In one of the biggest rounds of layoffs since the 2008 financial crisis, Goldman Sachs plans to let go of as many as 3,200 employees this week amid uncertain economic conditions.

The Guardian reported that the announcements are expected to come on Wednesday, with the final number of layoffs to be determined. Bloomberg was the first to report the news.

Goldman Sachs, which has had a huge presence in Salt Lake City since 2000, has declined to comment, per the report.

Early warning signs

Through acquisitions and mergers, investment banks reaped financial gains during 2021 and 2021, and even added thousands of jobs during this time, per The Guardian.

But rising interest rates — which haven't stopped crawling upwards since the Federal Reserve’s first hike in May last year — have pushed companies to save cash in fear of a global recession.

It had nearly 49,100 employees by the end of the third quarter in 2022 but revenue had dropped by 12% from the previous year. In September last year, the banking firm had slowed hiring and announced layoffs of several hundred employees, as BBC reported at the time.

Recent round of cuts

The most recent layoffs will mostly target the company’s investment banking division, an area that has suffered blockages due to the present economic conditions, as CNN reported.

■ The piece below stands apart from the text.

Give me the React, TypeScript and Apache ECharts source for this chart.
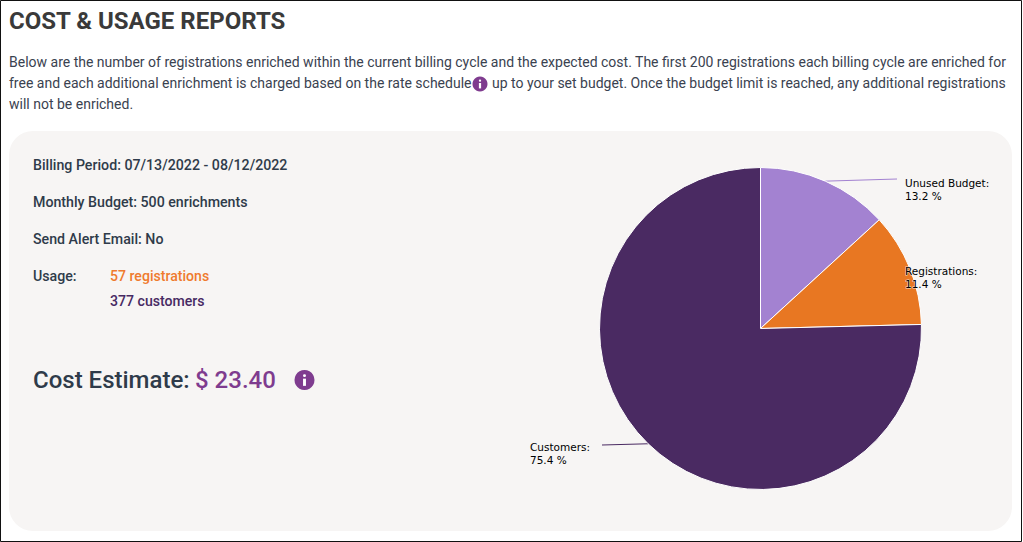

The bank makes annual staff cuts, but the latest layoffs are in addition to the routine, according to Reuters. The news also come ahead of the annual bonuses, which are typically dispatched later in the month of January.

Many of these employees will now face the burdens of a rocky job market, alongside those freshly laid off during smaller cuts from Morgan Stanley, Citigroup and Barclays in the recent months, as CNBC reported.

Goldman plans to continue hiring for junior level roles as needed.